New ERC Project Exploring the Intersection between Surveillance and Morality

‘Smart cities’, ‘employee assistance programmes’, the pervasive language of ‘security’ – the implementation of surveillance technologies has consistently been framed in relation to moral ideas. This ambiguity has been observed by surveillance scholars for many years, David Lyon once describing the alternating ends of ‘care’ and ‘control’ which these technologies serve. Yet the study of surveillance has predominantly concerned itself with the latter. This ERC-funded project, recently initiated through the Department of Digital Humanities, opens up a different range of questions. If morality is the medium through which surveillance technologies have so often been popularly legitimized, then what if there is a history of the phenomenon yet to be written – in which surveillance proliferates not as a lever in power relations – but through these accepted notions of ‘the good’.

The project is anchored in the discipline of anthropology, involving four ethnographies that explore everyday relationships to digital monitoring. This shapes its epistemological approach in two important ways. The first is a conceptual collectivism. Although many of the ethnographic encounters will be with individuals, the focus is not on individuals per se, but on the role that digital monitoring plays in the mediation of their wider relationships, both intimate but also potentially very abstract. The second is a sensitivity to cultural difference. With two studies in each country, the project erects a binary contrast between Germany and Britain, as places with visibly distinct histories and attitudes towards surveillance. Aside from modest opposition to the introduction of ID cards, the response to the intensification of surveillance in Britain has been placid, even sympathetic. By contrast, Germany has witnessed widespread civic mobilizations against monitoring over the past forty years: from the census protests of the 70s and 80s, to more recent protests against the retention of data by mobile phone companies, or the boycotting of image collection by Google StreetView. Through this comparison the project aims to problematize this question of the good further. What kinds of collective experiences are being drawn on when people support or oppose surveillance?

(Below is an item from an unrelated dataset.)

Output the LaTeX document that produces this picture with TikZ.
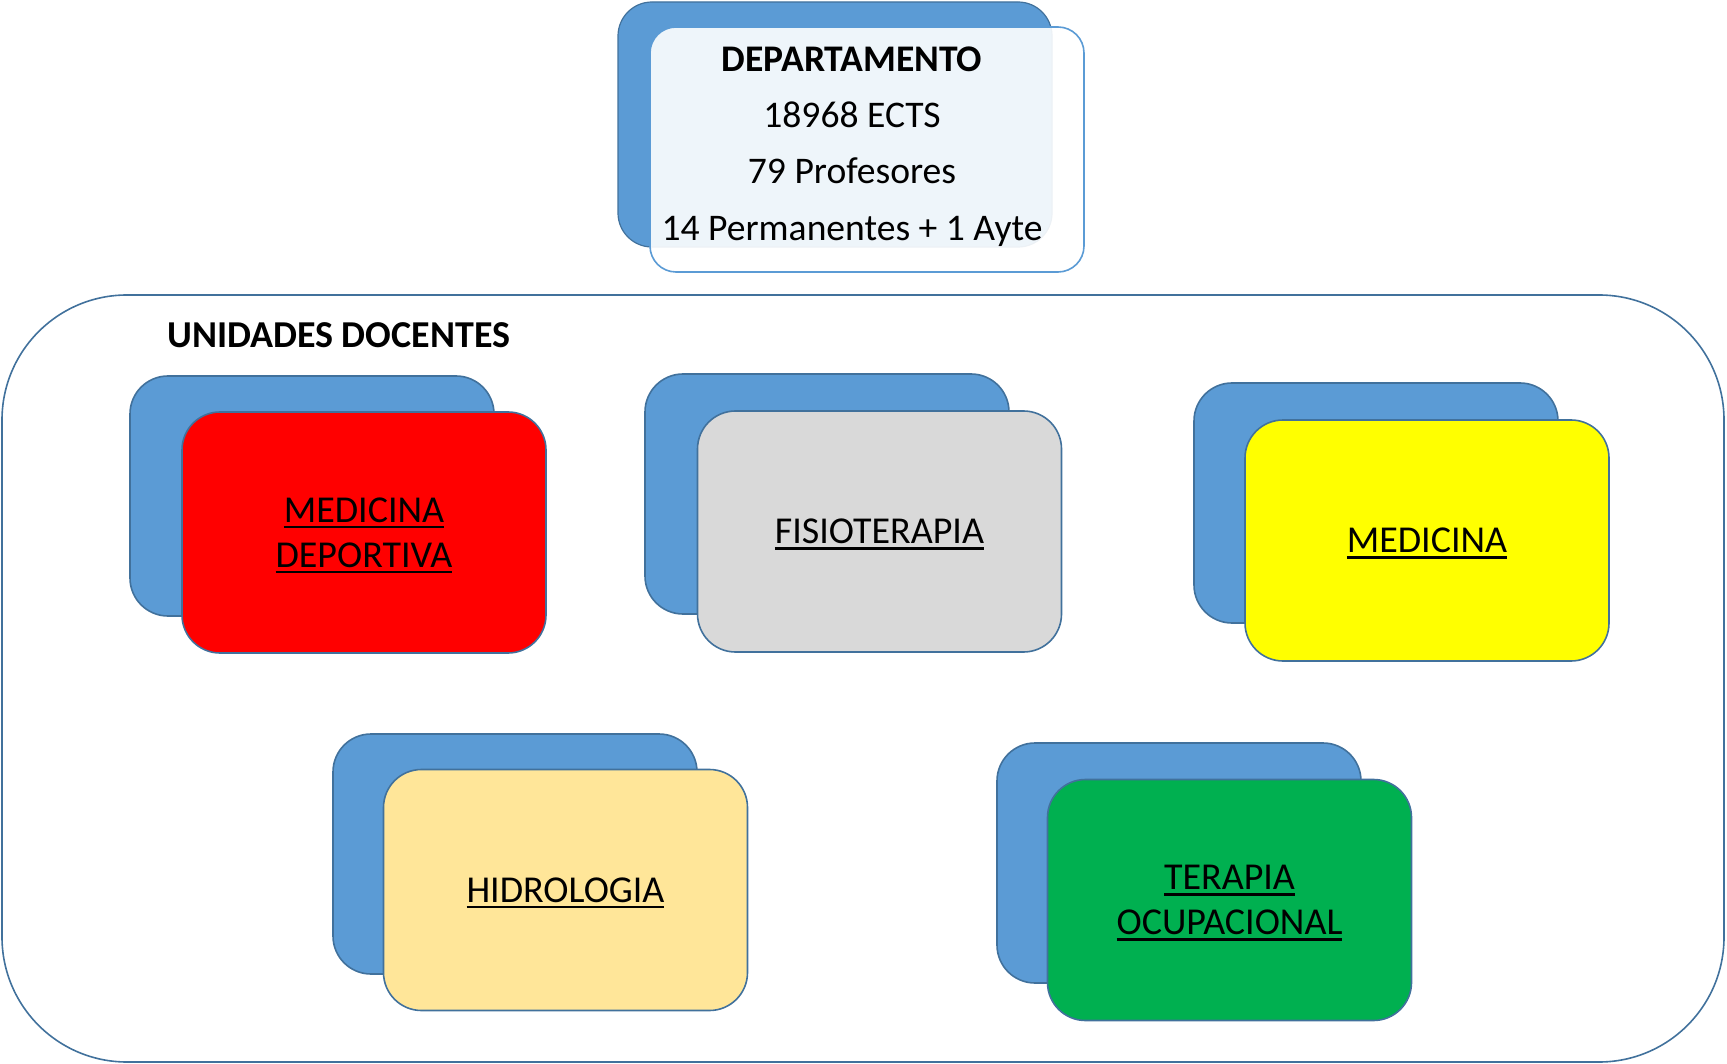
\documentclass[tikz,border=0pt]{standalone}
\usepackage{fontspec}
\setmainfont{Carlito}
\definecolor{backblue}{HTML}{5B9BD5}
\definecolor{edge}{HTML}{41719C}
\definecolor{deptedge}{HTML}{5B9BD5}
\definecolor{gris}{HTML}{D9D9D9}
\definecolor{amarillo}{HTML}{FFFF00}
\definecolor{melocoton}{HTML}{FFE699}
\definecolor{verde}{HTML}{00B050}
\newsavebox\ulbox
\newcommand\ulx[1]{\sbox\ulbox{#1}\rlap{\smash{\rule[-6pt]{\wd\ulbox}{2.4pt}}}\usebox\ulbox}
\tikzset{
  backbox/.style={draw=edge, line width=1.6pt, fill=backblue, rounded corners=38pt,
    minimum width=364pt, minimum height=240pt, inner sep=0pt},
  frontbox/.style={draw=edge, line width=1.6pt, rounded corners=38pt,
    minimum width=364pt, minimum height=241pt, inner sep=0pt, align=center,
    font=\fontsize{38}{45}\selectfont},
  deptback/.style={draw=edge, line width=1.2pt, fill=backblue, rounded corners=34pt,
    minimum width=434pt, minimum height=245pt, inner sep=0pt},
  deptfront/.style={draw=deptedge, line width=1.6pt, fill=white, fill opacity=0.9,
    rounded corners=26pt, minimum width=434pt, minimum height=245pt, inner sep=0pt},
  framebox/.style={draw=edge, line width=1.6pt, rounded corners=125pt,
    minimum width=1722pt, minimum height=767pt, inner sep=0pt},
}
\begin{document}
\begin{tikzpicture}[x=1pt,y=-1pt]
\useasboundingbox (0,0) rectangle (1727,1064);
% departamento
\node[deptback] (dback) at (835,124.5) {};
\node[deptfront] (dfront) at (867,149.5) {};
\node[align=center, inner sep=0pt, font=\fontsize{37.6}{56.3}\selectfont] (dtext) at (852,146.5)
  {\textbf{DEPARTAMENTO}\\18968 ECTS\\79 Profesores\\14 Permanentes + 1 Ayte};
% frame
\node[framebox] (frame) at (863,678.5) {};
\node[anchor=base west, inner sep=0pt, font=\fontsize{38}{45}\selectfont\bfseries] (title) at (167,347.5) {UNIDADES DOCENTES};
% units
\node[backbox] (b1) at (312,496) {};
\node[frontbox, fill=red] (f1) at (364,532.5) {\ulx{MEDICINA}\\\ulx{DEPORTIVA}};
\node[backbox] (b2) at (827,494) {};
\node[frontbox, fill=gris] (f2) at (879.5,531.5) {\ulx{FISIOTERAPIA}};
\node[backbox] (b3) at (1376,503) {};
\node[frontbox, fill=amarillo] (f3) at (1427,540.5) {\ulx{MEDICINA}};
\node[backbox] (b4) at (515,854) {};
\node[frontbox, fill=melocoton] (f4) at (565.5,890) {\ulx{HIDROLOGIA}};
\node[backbox] (b5) at (1179,863) {};
\node[frontbox, fill=verde] (f5) at (1229.5,900) {\ulx{TERAPIA}\\\ulx{OCUPACIONAL}};
\end{tikzpicture}
\end{document}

Overall, the study pivots around the moral ambivalence of surveillance that members of highly technologized societies increasingly find themselves faced with. If surveillance enables forms of care – for the body, the friend, the family, the nation – cannot their insalubrious applications simply be overlooked? It is this moral tangle that, we offer, consistently inhibits restrictions on the growth of these technologies. By studying, through long-term ethnographic fieldwork, how and why people themselves use monitoring technologies voluntarily, we aim to establish greater clarity on those modes of monitoring that support human health, happiness and dignity – and those that are inimical to it.

 

Surveillance and Moral Community: Anthropologies of Monitoring in Germany and Britain, ERC Project No. 947867, is led by Dr Vita Peacock.